Simply put and to the point when asked just who he is. Burt Reynolds stars as the title character in this above average entry from the days when his career seemed to be sliding towards endless straight to video releases.
Burt is portraying a burned out C.I.A. operative who wants “out” as he explains to Lauren Hutton over the first few minutes of the film. He quietly moves on finding himself in the backwoods country of scenic British Columbia subbing in for the good ole U.S. of A. Car trouble leaves him stranded and thankful for the hospitality of a small town’s gas station owner played by Scott Wilson. Wilson has a young daughter played by Cynthia Gibb who will soon find herself looking up to the new visitor in the house.
Essentially what Reynolds has drifted in to here is a plot very much akin to Shane. “The Burt” takes on the Alan Ladd role, Wilson the Van Heflin part and Miss Gibb in a gender swap, the Brandon de Wilde role of little Joey. Even Gibb’s name in the script is Jo. It seems that the valley town is being bought up by a land developer with plenty of cash and muscle causing troubles for those that don’t want to sell. In the Shane film it was Emile Meyer while this time out it’s a poor man’s Bond villain played by Cliff Robertson. Rather than add a Jean Arthur character, the script has made Wilson a widower.
Burt’s silent tough guy is quick to pick up on the tension in the community and Robertson’s thugs want to know just who the stranger is living with Wilson at the filling station. Time for Burt to tangle with the behemoth, Dennis Burkley and the rascally Tracey Walter. The secrets out that Burt isn’t one to be tangling with when he leaves one man brutalized beyond repair and the other with a hole through his chest thanks to an oversized hand gun. All of this falls at the desk of Kenneth McMillan as the county sheriff who isn’t sure what side he’s on but knows that Robertson holds the power. “I bought your badge. Not your opinion.”

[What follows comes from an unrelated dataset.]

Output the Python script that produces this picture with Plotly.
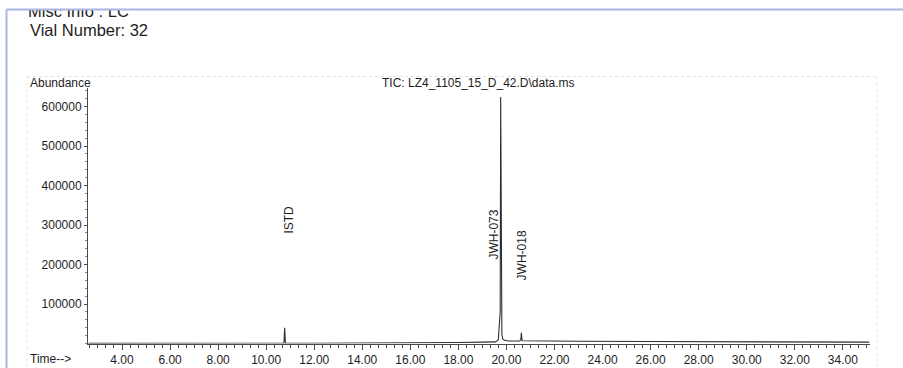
import plotly.graph_objects as go

# ---- data ----
time_min = [2.6, 6.0, 10.74, 10.77, 10.80, 12.0, 14.0, 16.0, 17.0, 18.0, 19.0, 19.55,
            19.66, 19.71, 19.74, 19.76, 19.78, 19.81, 19.85, 19.92, 20.10, 20.55,
            20.60, 20.62, 20.65, 21.5, 23.0, 26.0, 29.0, 32.0, 35.1]
abundance = [300, 400, 500, 40000, 700, 600, 800, 1200, 1800, 2500, 3500, 4200,
             9000, 45000, 80000, 624000, 75000, 22000, 11000, 8000, 6500, 6200,
             10000, 27000, 7000, 6200, 5600, 5000, 4500, 4000, 3500]

peak_names = ["ISTD", "JWH-073", "JWH-018"]
peak_times = [10.77, 19.76, 20.62]

y_ticks = [100000, 200000, 300000, 400000, 500000, 600000]
x_ticks = [4, 6, 8, 10, 12, 14, 16, 18, 20, 22, 24, 26, 28, 30, 32, 34]

title_text = "TIC: LZ4_1105_15_D_42.D\\data.ms"
header_line1 = "Misc Info : LC"
header_line2 = "Vial Number: 32"

# ---- layout geometry (pixels) ----
W, H = 903, 368
PL, PR, PT, PB = 88, 870, 88, 343.5
def px(x):
    return x / W
def py(y):
    return 1 - y / H

FONT = "Liberation Sans, Arial, sans-serif"
TXT = "#1e1e1e"
AX = "#4a4a4a"

fig = go.Figure()
fig.add_trace(go.Scatter(x=time_min, y=abundance, mode="lines",
                         line=dict(color="#2e2e2e", width=1.1),
                         hoverinfo="skip", showlegend=False))

# clipped header text (top line cut by the page edge)
fig.add_trace(go.Scatter(x=[0], y=[0], mode="text", text=[header_line1],
                         textposition="middle right",
                         textfont=dict(family=FONT, size=16.5, color=TXT),
                         cliponaxis=True, xaxis="x2", yaxis="y2",
                         hoverinfo="skip", showlegend=False))

fig.update_layout(
    width=W, height=H,
    margin=dict(l=0, r=0, t=0, b=0),
    paper_bgcolor="white", plot_bgcolor="white",
    font=dict(family=FONT, color=TXT, size=12),
    xaxis=dict(domain=[px(PL), px(PR)], range=[2.585, 35.13],
               tickvals=x_ticks, ticktext=[f"{v:.2f}" for v in x_ticks],
               ticks="outside", ticklen=5, tickwidth=1, tickcolor=AX,
               showline=True, linecolor=AX, linewidth=1,
               showgrid=False, zeroline=False,
               minor=dict(tick0=4, dtick=1/3, ticks="outside", ticklen=3,
                          tickcolor=AX, showgrid=False),
               tickfont=dict(family=FONT, size=12, color=TXT)),
    yaxis=dict(domain=[py(PB), py(PT)], range=[0, 647000],
               tickvals=y_ticks, ticktext=[str(v) for v in y_ticks],
               ticks="outside", ticklen=3, tickwidth=1, tickcolor=AX,
               showline=True, linecolor=AX, linewidth=1,
               showgrid=False, zeroline=False,
               minor=dict(dtick=20000, ticks="outside", ticklen=2,
                          tickcolor="#888", showgrid=False),
               tickfont=dict(family=FONT, size=12, color=TXT)),
    xaxis2=dict(domain=[px(20), px(300)], range=[-8, 272], visible=False,
                anchor="y2", fixedrange=True),
    yaxis2=dict(domain=[py(40), py(10)], range=[-30, 3.5], visible=False,
                anchor="x2", fixedrange=True),
)

ann = []
ann.append(dict(x=px(28), y=py(30), xref="paper", yref="paper", text=header_line2,
                showarrow=False, xanchor="left", yanchor="middle",
                font=dict(family=FONT, size=16.5, color=TXT)))
ann.append(dict(x=px(28), y=py(83), xref="paper", yref="paper", text="Abundance",
                showarrow=False, xanchor="left", yanchor="middle",
                font=dict(family=FONT, size=12, color=TXT)))
ann.append(dict(x=px(28), y=py(359), xref="paper", yref="paper", text="Time-->",
                showarrow=False, xanchor="left", yanchor="middle",
                font=dict(family=FONT, size=12, color=TXT)))
ann.append(dict(x=px(479), y=py(83), xref="paper", yref="paper", text=title_text,
                showarrow=False, xanchor="center", yanchor="middle",
                font=dict(family=FONT, size=12, color=TXT)))

label_y = [313000, 275000, 224000]
label_dx = [4, -7, 1]
for name, t, ly, dx in zip(peak_names, peak_times, label_y, label_dx):
    ann.append(dict(x=t, y=ly, xref="x", yref="y", text=name, textangle=-90,
                    showarrow=False, xanchor="center", yanchor="middle", xshift=dx,
                    font=dict(family=FONT, size=12, color=TXT)))
fig.update_layout(annotations=ann)

# page border (blue) and faint scan frame
shapes = [
    dict(type="line", xref="paper", yref="paper", x0=px(6.5), x1=px(903),
         y0=py(9.5), y1=py(9.5), line=dict(color="#a9b5e2", width=2)),
    dict(type="line", xref="paper", yref="paper", x0=px(6.5), x1=px(6.5),
         y0=py(9.5), y1=py(368), line=dict(color="#a9b5e2", width=2)),
    dict(type="line", xref="paper", yref="paper", x0=px(27), x1=px(877),
         y0=py(76.5), y1=py(76.5), line=dict(color="#e2e2e2", width=1, dash="dot")),
    dict(type="line", xref="paper", yref="paper", x0=px(27), x1=px(27),
         y0=py(76.5), y1=py(368), line=dict(color="#e6e6e6", width=1, dash="dot")),
    dict(type="line", xref="paper", yref="paper", x0=px(877), x1=px(877),
         y0=py(76.5), y1=py(368), line=dict(color="#e6e6e6", width=1, dash="dot")),
]
fig.update_layout(shapes=shapes)

fig.write_html("out.html",
               config={"displayModeBar": False, "staticPlot": True},
               post_script="document.body.style.margin='0';document.body.style.overflow='hidden';")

Cliff soon becomes rather enamored of the stranger in town and appreciates his style and penchant for violence. When he calls in a favor in political circles, he’s handed a file on Burt and like most any film that features some rugged stranger, we’re to find out that Burt has a record a mile long in the service and has many outstanding military accomplishments. He’s not to be taken lightly and has proven to be quite deadly to those he views as enemies.
Cliff soon makes the call to bring in some out of town professionals to take out Burt. A name actor would have been welcome here as a sub for Jack Palance’s killer in Shane. Miss Hutton will be sent in to the area to look after our hero when he narrowly escapes death during the first attempted “hit” on his life. Thankfully Burt is a quick healer from a gunshot wound to the side as the script quickly puts him in the sack for some love making with Miss Hutton. Just watch the hair Lauren, Burt keeps it perfectly fluffed.
Reynolds like Alan Ladd is in too deep and when Robertson escalates the violence too far leaving one of our named actors dead, Burt goes in for the kill. Robertson knows he’s coming and welcomes the challenge behind his army of gun wielding thugs.
While Burt might have been past his prime and that wig wasn’t helping any, I could care less. I’m a child of the latter part of the Burt Reynolds era and was just the right age to buy into the Reynolds product. Both the action star of White Lighting and the good ole boy routine most notably on display in Smokey and the Bandit. For some more fun on “The Burt” give this a look see.
Malone was directed by Harley Cokliss who just one year prior to this had directed another actioner with a well known cast, Black Moon Rising. The late Cliff Robertson goes back to the fifties in films like The Naked and The Dead and even put in an appearance on the TV show Riverboat that starred Burt alongside Darren McGavin. Miss Hutton had already starred with Reynolds in the 1976 sequel to White Lightning, Gator.
Then there is Scott Wilson who kicked off his career in 1967 by starring in two highly respected films, In the Heat of the Night and In Cold Blood. Viewers of a younger age may know him for his time spent as Herschel for a number of The Walking Dead episodes.
Malone is another title rescued from obscurity by Kino Lorber for fans just like me.